Troy Polamalu once described football as "spiritual" and "poetry in motion." Tough sensor talk, for a pro football player.
I understand those statements to mean that a person feels an activity inspires and completes them - that the experience represents their own personal loftiest experiences. The external ideas don't relate as closely as the comparison of supposed internal experiences.

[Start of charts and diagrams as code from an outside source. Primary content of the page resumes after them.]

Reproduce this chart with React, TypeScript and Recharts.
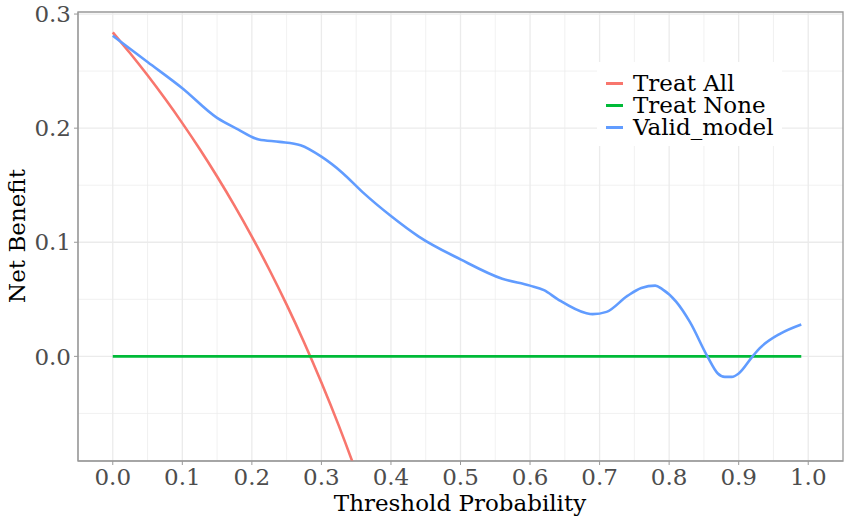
import React from "react";
import {
  LineChart,
  Line,
  XAxis,
  YAxis,
  CartesianGrid,
  ReferenceArea,
} from "recharts";

// tick labels
const xTicks = [0, 0.1, 0.2, 0.3, 0.4, 0.5, 0.6, 0.7, 0.8, 0.9, 1.0];
const yTicks = [0, 0.1, 0.2, 0.3];
const xMinor = [0.05, 0.15, 0.25, 0.35, 0.45, 0.55, 0.65, 0.75, 0.85, 0.95];
const yMinor = [-0.05, 0.05, 0.15, 0.25];

// Treat All
const allThreshold = [0, 0.025, 0.05, 0.075, 0.1, 0.125, 0.15, 0.175, 0.2, 0.225, 0.25, 0.275, 0.3, 0.325, 0.35, 0.375];
const allBenefit = [0.284, 0.2656, 0.2463, 0.2259, 0.2044, 0.1817, 0.1576, 0.1321, 0.105, 0.0761, 0.0453, 0.0124, -0.0229, -0.0607, -0.1015, -0.1456];

// Treat None
const noneThreshold = [0, 0.99];
const noneBenefit = [0, 0];

// Valid_model
const modelThreshold = [0, 0.05, 0.1, 0.15, 0.18, 0.21, 0.24, 0.27, 0.3, 0.33, 0.36, 0.4, 0.44, 0.5, 0.56, 0.6, 0.62, 0.64, 0.68, 0.69, 0.71, 0.74, 0.76, 0.78, 0.79, 0.81, 0.83, 0.855, 0.87, 0.88, 0.89, 0.9, 0.92, 0.93, 0.96, 0.99];
const modelBenefit = [0.281, 0.258, 0.235, 0.209, 0.199, 0.19, 0.188, 0.185, 0.175, 0.161, 0.1435, 0.123, 0.105, 0.085, 0.068, 0.062, 0.058, 0.05, 0.038, 0.037, 0.039, 0.053, 0.06, 0.062, 0.059, 0.048, 0.03, 0.0, -0.015, -0.018, -0.018, -0.015, 0.0, 0.007, 0.02, 0.028];

const toRows = (xs: number[], ys: number[]) => xs.map((x, i) => ({ x, y: ys[i] }));

const series = [
  { name: "Treat All", color: "#F8766D", data: toRows(allThreshold, allBenefit) },
  { name: "Treat None", color: "#00BA38", data: toRows(noneThreshold, noneBenefit) },
  { name: "Valid_model", color: "#619CFF", data: toRows(modelThreshold, modelBenefit) },
];

const FONT = "DejaVu Serif";
const FS = 23;

function LegendBox() {
  return (
    <div
      style={{
        position: "absolute",
        left: 597,
        top: 62,
        background: "#fff",
        padding: "10px 8px 8px 9px",
        fontFamily: FONT,
        fontSize: FS,
        color: "#000",
      }}
    >
      {series.map((s) => (
        <div key={s.name} style={{ display: "flex", alignItems: "center", height: 22 }}>
          <span style={{ display: "block", width: 17, height: 3, background: s.color, marginRight: 10 }} />
          <span style={{ display: "block", height: 22, lineHeight: "22px", whiteSpace: "nowrap", overflow: "visible" }}>
            {s.name}
          </span>
        </div>
      ))}
    </div>
  );
}

export default function App() {
  return (
    <div style={{ position: "absolute", left: 0, top: 0, width: 850, height: 524, background: "#fff" }}>
      <LineChart width={850} height={524} margin={{ top: 12, right: 7, bottom: 0, left: 0 }}>
        <CartesianGrid horizontalValues={yMinor} verticalValues={xMinor} stroke="#EBEBEB" strokeWidth={0.7} />
        <CartesianGrid horizontalValues={yTicks} verticalValues={xTicks} stroke="#EBEBEB" strokeWidth={1.3} />
        <XAxis
          dataKey="x"
          type="number"
          domain={[-0.05, 1.05]}
          ticks={xTicks}
          allowDuplicatedCategory={false}
          height={63}
          tickSize={4}
          tickMargin={4}
          tickFormatter={(v: number) => v.toFixed(1)}
          tick={{ fontFamily: FONT, fontSize: FS, fill: "#4D4D4D" }}
          stroke="#999"
          label={() => (
            <text x={460} y={511} textAnchor="middle" fontFamily={FONT} fontSize={FS} fill="#000">
              Threshold Probability
            </text>
          )}
        />
        <YAxis
          dataKey="y"
          type="number"
          domain={[-0.0917, 0.3018]}
          allowDataOverflow
          ticks={yTicks}
          width={78}
          tickSize={4}
          tickMargin={3}
          tickFormatter={(v: number) => v.toFixed(1)}
          tick={{ fontFamily: FONT, fontSize: FS, fill: "#4D4D4D" }}
          stroke="#999"
          label={() => (
            <text
              x={17}
              y={236}
              transform="rotate(-90 17 236)"
              textAnchor="middle"
              dominantBaseline="central"
              fontFamily={FONT}
              fontSize={FS}
              fill="#000"
            >
              Net Benefit
            </text>
          )}
        />
        <ReferenceArea x1={-0.05} x2={1.05} y1={-0.0917} y2={0.3018} fill="none" stroke="#999" strokeWidth={1.3} />
        {series.map((s) => (
          <Line
            key={s.name}
            data={s.data}
            dataKey="y"
            name={s.name}
            type="monotone"
            stroke={s.color}
            strokeWidth={2.6}
            dot={false}
            activeDot={false}
            isAnimationActive={false}
          />
        ))}
      </LineChart>
      <LegendBox />
    </div>
  );
}
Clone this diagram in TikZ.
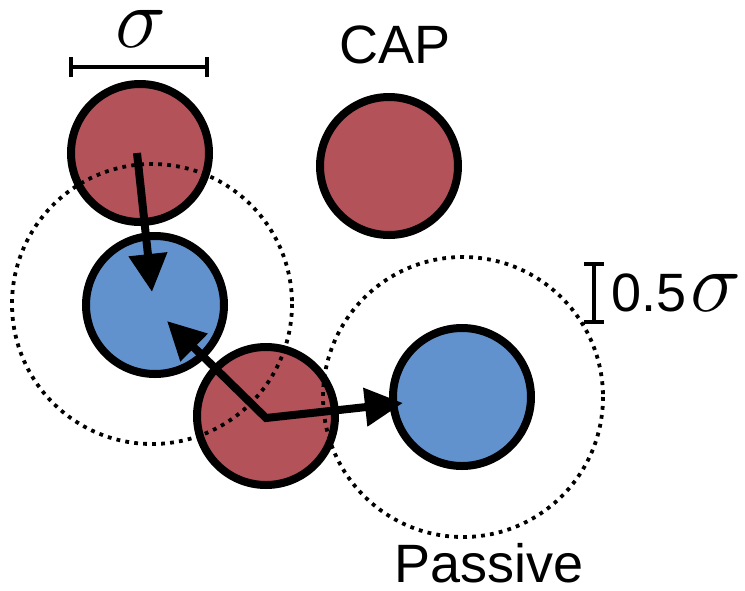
\RequirePackage{fix-cm}
\documentclass[tikz,border=0pt]{standalone}
\usepackage{fontspec}
\setmainfont{Liberation Sans}
\usetikzlibrary{arrows.meta}

\definecolor{capred}{RGB}{179,82,89}
\definecolor{passblue}{RGB}{98,146,205}

\tikzset{
  particle/.style={circle, draw=black, line width=8pt, inner sep=0pt,
                   minimum size=138pt},
  capparticle/.style={particle, fill=capred},
  passparticle/.style={particle, fill=passblue},
  rangering/.style={line width=3.8pt, dash pattern=on 3.8pt off 5.2pt},
  headtip/.tip={Triangle[length=38pt,width=37pt]},
  move/.style={line width=8pt, line join=miter},
  bigtext/.style={inner sep=0pt, font=\fontsize{54}{60}\selectfont},
  scalebar/.style={line width=4pt},
}

\newcommand{\bigsig}{{\fontsize{86}{90}\selectfont$\sigma$}}

\begin{document}
\begin{tikzpicture}[x=1pt, y=-1pt]
  \useasboundingbox (0,0) rectangle (745,590);

  % particles
  \node[capparticle]  (r1) at (140,153) {};
  \node[capparticle]  (r2) at (389,166) {};
  \node[passparticle] (b1) at (155,305) {};
  \node[capparticle]  (r3) at (266,416) {};
  \node[passparticle] (b2) at (462,397) {};

  % interaction ranges
  \coordinate (c1) at (152,304);
  \coordinate (c2) at (463,397);
  \draw[rangering] (c1) circle[radius=140];
  \draw[rangering] (c2) circle[radius=140];

  % displacements
  \coordinate (s1) at (137,153);
  \coordinate (t1) at (152,292);
  \coordinate (s2) at (266,418);
  \coordinate (t2) at (167,321);
  \coordinate (t3) at (403,403);
  \draw[move, -headtip] (s1) -- (t1);
  \draw[move, headtip-headtip] (t2) -- (s2) -- (t3);

  % sigma scale bar
  \coordinate (sa) at (71,67);
  \coordinate (sb) at (207,67);
  \draw[scalebar] (sa) -- (sb);
  \draw[scalebar] ([yshift=-10]sa) -- ([yshift=10]sa);
  \draw[scalebar] ([yshift=-10]sb) -- ([yshift=10]sb);
  \node[inner sep=0pt, anchor=base] (sig) at (141,47) {\bigsig};

  % half-sigma bar
  \coordinate (ha) at (594,264);
  \coordinate (hb) at (594,322);
  \draw[scalebar] (ha) -- (hb);
  \draw[line width=3.5pt] ([xshift=-10]ha) -- ([xshift=10]ha);
  \draw[line width=3.5pt] ([xshift=-10]hb) -- ([xshift=10]hb);
  \node[bigtext, anchor=base west] (half) at (611,311) {0.5\kern4pt\bigsig};

  % labels
  \node[bigtext, anchor=base] (caplab) at (395,63) {CAP};
  \node[bigtext, anchor=base] (passlab) at (489,582) {Passive};
\end{tikzpicture}
\end{document}
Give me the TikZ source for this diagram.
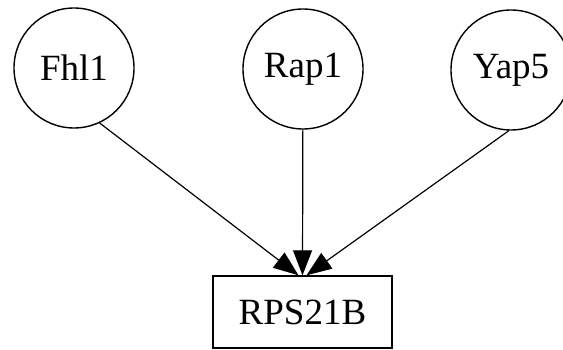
\documentclass[tikz,border=0pt]{standalone}
\usepackage{fontspec}
\setmainfont{Liberation Serif}
\usetikzlibrary{arrows.meta,calc}
\begin{document}
\begin{tikzpicture}[x=1pt,y=-1pt,
  tf/.style={draw,circle,line width=1.4pt,minimum size=120pt,inner sep=0pt,font=\fontsize{37}{40}\selectfont},
  gene/.style={draw,rectangle,line width=1.4pt,minimum width=179pt,minimum height=72pt,inner sep=0pt,font=\fontsize{37}{40}\selectfont},
  edge/.style={line width=1.2pt,-{Triangle[length=25pt,width=19pt]}}]
\useasboundingbox[fill=white] (0,0) rectangle (563,350);
\node[tf] (f) at (74,68) {Fhl1};
\node[tf] (r) at (303,69) {Rap1};
\node[tf] (y) at (511,70) {Yap5};
\node[gene] (g) at (302.5,312) {RPS21B};
\coordinate (tf1) at ($(g.north)+(-4,0)$);
\coordinate (tf3) at ($(g.north)+(4,0)$);
\draw[edge] (f.-65) -- (tf1);
\draw[edge] (r) -- (g.north);
\draw[edge] (y.-92) -- (tf3);
\end{tikzpicture}
\end{document}
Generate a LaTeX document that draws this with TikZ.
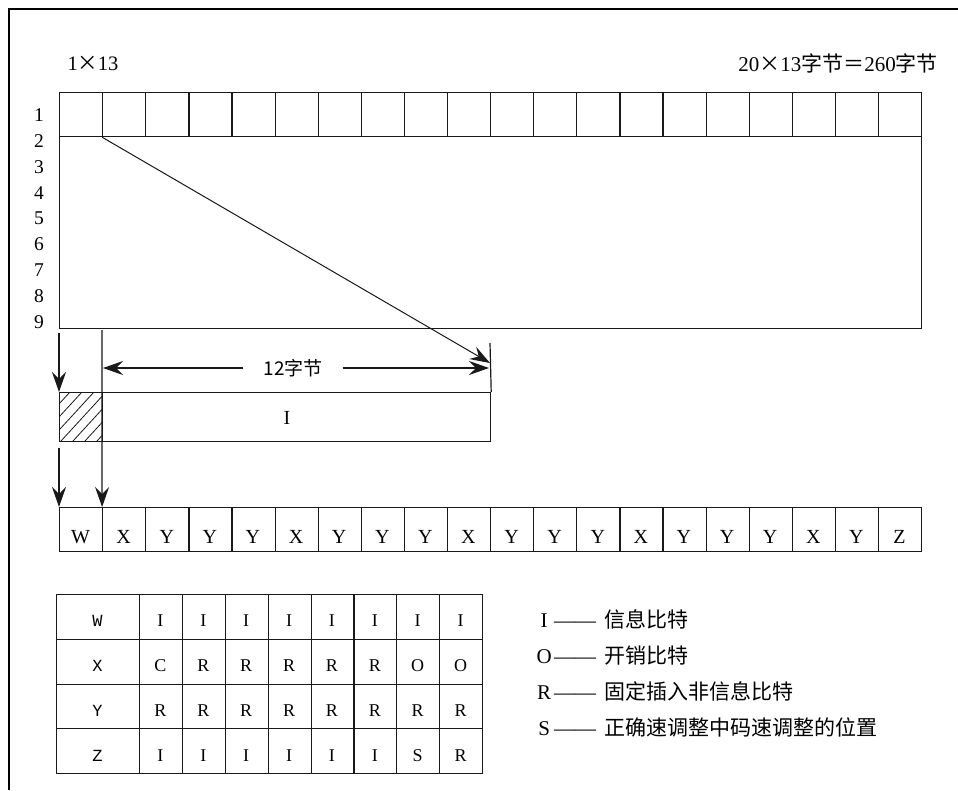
\documentclass[tikz,border=0pt]{standalone}
\usepackage{fontspec}
\setmainfont{Liberation Serif}
\newfontfamily\cjk{Noto Sans CJK SC}
\newfontfamily\mono{Liberation Mono}
\usetikzlibrary{arrows.meta}
\begin{document}
\begin{tikzpicture}[x=1pt,y=-1pt,
  ln/.style={draw=black!90, line width=1.2pt},
  cell/.style={ln, minimum width=43.1pt, minimum height=44pt, inner sep=0pt, anchor=north west},
  tcell/.style={ln, minimum width=42.875pt, minimum height=44.75pt, inner sep=0pt, anchor=north west},
  lett/.style={font=\fontsize{20}{20}\selectfont, inner sep=0pt, anchor=base},
  tlett/.style={font=\fontsize{18}{18}\selectfont, inner sep=0pt, anchor=base},
  num/.style={font=\fontsize{19.5}{19.5}\selectfont, inner sep=0pt},
  arr/.style={ln, -{Stealth[length=20pt,width=14pt,inset=7pt]}},
]
\useasboundingbox (0,0) rectangle (958,790);
% frame
\draw[line width=2.4pt, black] (9,790) -- (9,9) -- (958,9);
% top labels
\node[font=\fontsize{20.5}{20.5}\selectfont, inner sep=0pt] (lab1) at (93,63) {1\makebox[20pt]{\cjk ×}13};
\node[font=\fontsize{21}{21}\selectfont, inner sep=0pt, anchor=east] (lab2) at (938,63)
  {20\makebox[21pt]{\cjk ×}13{\cjk 字节}\makebox[21pt]{\cjk ＝}260{\cjk 字节}};
% top row
\foreach \i in {1,...,20} { \node[cell] (t\i) at ({59+(\i-1)*43.1}, 92) {}; }
% big block
\node[ln, minimum width=862pt, minimum height=192pt, inner sep=0pt, anchor=north west] (big) at (59,136) {};
% row numbers
\foreach \i in {1,...,9} { \node[num] (r\i) at (39, {115+(\i-1)*25.9}) {\i}; }
% hatched box and I box
\node[ln, minimum width=43pt, minimum height=49pt, inner sep=0pt, anchor=north west] (h) at (59,392) {};
\begin{scope}
  \clip (59,392) rectangle (102,441);
  \foreach \k in {-4,...,4} { \draw[black!90, line width=0.8pt] ({61+\k*12},441) -- ++(45,-49); }
\end{scope}
\node[ln, minimum width=388pt, minimum height=49pt, inner sep=0pt, anchor=north west] (ibox) at (102,392) {};
\node[font=\fontsize{20}{20}\selectfont, inner sep=0pt] (ilab) at (287,418) {I};
% bottom row
\foreach \l [count=\i] in {W,X,Y,Y,Y,X,Y,Y,Y,X,Y,Y,Y,X,Y,Y,Y,X,Y,Z} {
  \node[cell] (b\i) at ({59+(\i-1)*43.1}, 507) {};
  \node[lett] (bl\i) at ({59+(\i-0.5)*43.1}, 543) {\l};
}
% diagonal and tick
\coordinate (tip) at (490,363);
\draw[ln, line width=1pt, -{Stealth[length=20pt,width=14pt,inset=7pt]}] (t2.south west) -- (tip);
\coordinate (tickTop) at (490,343);
\draw[ln] (tickTop) -- (ibox.north east);
% dimension 12字节
\node[font=\cjk\fontsize{19}{19}\selectfont, inner xsep=20pt, inner ysep=0pt] (dim) at (293,368) {12字节};
\coordinate (dL) at (103,368);
\coordinate (dR) at (489,368);
\draw[arr] (dim.west) -- (dL);
\draw[arr] (dim.east) -- (dR);
% vertical arrows
\coordinate (v2) at (102,330);
\draw[arr] (v2) -- (b2.north west);
\coordinate (v1a) at (59,333);
\draw[arr] (v1a) -- (h.north west);
\coordinate (v1b) at (59,448);
\draw[arr] (v1b) -- (b1.north west);
% table
\foreach \lab/\vals [count=\ri] in {W/{I,I,I,I,I,I,I,I}, X/{C,R,R,R,R,R,O,O}, Y/{R,R,R,R,R,R,R,R}, Z/{I,I,I,I,I,I,S,R}} {
  \node[ln, minimum width=83pt, minimum height=44.75pt, inner sep=0pt, anchor=north west] (tb-\ri-0) at (56, {594+(\ri-1)*44.75}) {};
  \node[font=\mono\fontsize{17}{17}\selectfont, inner sep=0pt, anchor=base] (tl-\ri-0) at (97.5, {594+\ri*44.75-12}) {\lab};
  \foreach \v [count=\ci] in \vals {
    \node[tcell] (tb-\ri-\ci) at ({139+(\ci-1)*42.875}, {594+(\ri-1)*44.75}) {};
    \node[tlett] (tl-\ri-\ci) at ({139+(\ci-0.5)*42.875}, {594+\ri*44.75-12}) {\v};
  }
}
% legend
\foreach \L/\T [count=\k] in {I/信息比特, O/开销比特, R/固定插入非信息比特, S/正确速调整中码速调整的位置} {
  \node[anchor=base west, inner sep=0pt, font=\fontsize{21}{21}\selectfont] (lg\k) at (534, {627+(\k-1)*36})
    {\makebox[20pt]{\L}{\fontsize{21}{21}\selectfont ——}\hspace{8pt}{\cjk\fontsize{21}{21}\selectfont \T}};
}
\end{tikzpicture}
\end{document}
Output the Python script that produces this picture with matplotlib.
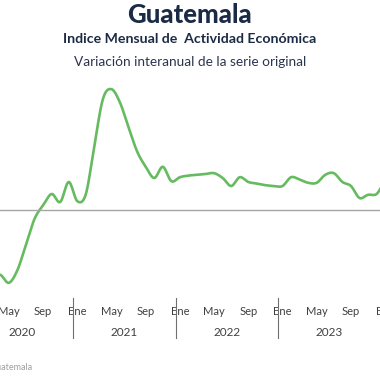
import numpy as np
import matplotlib
matplotlib.use("Agg")
import matplotlib.pyplot as plt
import matplotlib.transforms as mtransforms

# monthly year-over-year change (%), index 0 = Ene 2020
start_month = 3  # series visible from Abr 2020
values = [-8.1, -9.1, -7.5, -4.3, -1.1, 0.6, 2.0, 1.0, 3.5,
          1.1, 2.0, 8.1, 13.9, 15.1, 13.4, 10.3, 7.3, 5.4, 4.0, 5.4, 3.6,
          4.1, 4.3, 4.4, 4.5, 4.6, 4.0, 3.0, 4.1, 3.5, 3.3, 3.1, 3.0,
          3.0, 4.1, 3.8, 3.4, 3.4, 4.4, 4.6, 3.5, 3.0, 1.5, 1.9, 2.0,
          3.5]
month_names = ["Ene", "May", "Sep"]
month_ticks = [0, 4, 8]
years = ["2020", "2021", "2022", "2023"]

title = "Guatemala"
subtitle = "Indice Mensual de  Actividad Económica"
subtitle2 = "Variación interanual de la serie original"
source = "Fuente: Banco de Guatemala"

navy = "#1c2b45"
green = "#66bb60"

plt.rcParams["font.family"] = ["Lato", "DejaVu Sans"]


def smooth(x, y, n=12):
    """Catmull-Rom style smoothing, like a spreadsheet smoothed line"""
    x = np.asarray(x, float)
    y = np.asarray(y, float)
    px, py = [], []
    for i in range(len(x) - 1):
        y0 = y[i - 1] if i > 0 else y[i]
        y3 = y[i + 2] if i + 2 < len(y) else y[i + 1]
        t = np.linspace(0, 1, n, endpoint=False)
        h00 = 2 * t**3 - 3 * t**2 + 1
        h10 = t**3 - 2 * t**2 + t
        h01 = -2 * t**3 + 3 * t**2
        h11 = t**3 - t**2
        m1 = (y[i + 1] - y0) / 2
        m2 = (y3 - y[i]) / 2
        px.extend(x[i] + t * (x[i + 1] - x[i]))
        py.extend(h00 * y[i] + h10 * m1 + h01 * y[i + 1] + h11 * m2)
    px.append(x[-1])
    py.append(y[-1])
    return np.array(px), np.array(py)


fig = plt.figure(figsize=(3.8, 3.8), dpi=100)
ax = fig.add_axes([-0.0778, 0.2158, 1.1026, 0.5895])

months = np.arange(start_month, start_month + len(values))
sx, sy = smooth(months, values)
ax.plot(sx, sy, color=green, lw=1.9, solid_capstyle="round")
ax.axhline(0, color="#a6a6a6", lw=1)

ax.set_xlim(-0.5, 48.5)
ax.set_ylim(-11, 17)
for s in ax.spines.values():
    s.set_visible(False)
ax.set_yticks([])

# month ticks that fall inside the visible part of the chart
ticks = [12 * k + m for k in range(len(years) + 1) for m in month_ticks]
ticks = [t for t in ticks if 4 <= t <= 48]
labels = [month_names[t % 12 // 4] for t in ticks]
ax.set_xticks(ticks, labels)
ax.tick_params(axis="x", length=0, pad=6, labelsize=8, labelcolor="#404040")

trans = mtransforms.blended_transform_factory(ax.transData, ax.transAxes)
for k, yr in enumerate(years):
    ax.text(12 * k + 5.5, -0.155, yr, transform=trans, ha="center",
            va="center", fontsize=8.5, color="#404040")
for k in range(1, len(years) + 1):
    ax.plot([12 * k - 0.5] * 2, [0.0, -0.178], transform=trans,
            color="#707070", lw=0.8, clip_on=False)

fig.text(0.5, 1 - 15 / 380, title, ha="center", va="center",
         fontsize=18.5, fontweight=900, color=navy)
fig.text(0.5, 1 - 39 / 380, subtitle, ha="center", va="center",
         fontsize=10.2, fontweight="bold", color=navy)
fig.text(0.5, 1 - 62 / 380, subtitle2, ha="center", va="center",
         fontsize=9.8, color="#2b3550")
fig.text(32 / 380, 1 - 367 / 380, source, ha="right", va="center",
         fontsize=6.5, color="#a0a0a0")

fig.savefig("out.png", dpi=100)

I think that competitive, rule-based systems are going to appeal to T. Everything that is mentioned about strategy and absorbing tons of detailed information and creating a system, are all T-based activities. The more physical or sensory the experience, the more that could mean ST, the more internal and cerebral, the more NT. I'm sure there are people who relate to sports in many different ways, but there are also activities that will tend to appeal to certain ways of thinking more than others. ST thinking would be quite strong in engineering, medicine, sports, programming, etc. These disciplines are all applied, and their success or failure is made certain and demonstrable in the concrete world. I'm sure NTs could operate well also in this areas. I suspect the main reason it is offensive to think that sports appeals somewhat more to Sensors is this underlying assumption that Sensor intelligence is less somehow. Sports can be one example of just how intuitive and inventive a concrete based system of thought can be.
In every discipline that a person absorbs every detail from every angle, whether it is sports, firefighting, programming, math, etc. a person develops intuition about that discipline because of their deep storehouse of knowledge. If that intuition is about how systems operate in the concrete world such as putting out a fire, or how the human body reacts, it would seem to align with this idea of "sensors". If their intuition is about a system that is intangible and truly abstract like theoretical physics perhaps, philosophy, etc, one that cannot be demonstrated on the field or chessboard, then the intuitive responses are based on abstract relationships.
A big problem is taking a binary view of concrete vs. abstract or Sensor vs. iNtuitive. As has been said we aren't one or the other, but each has a unique way these concepts interrelate. For some it starts with the concrete and extends into the abstract, and for others the reverse.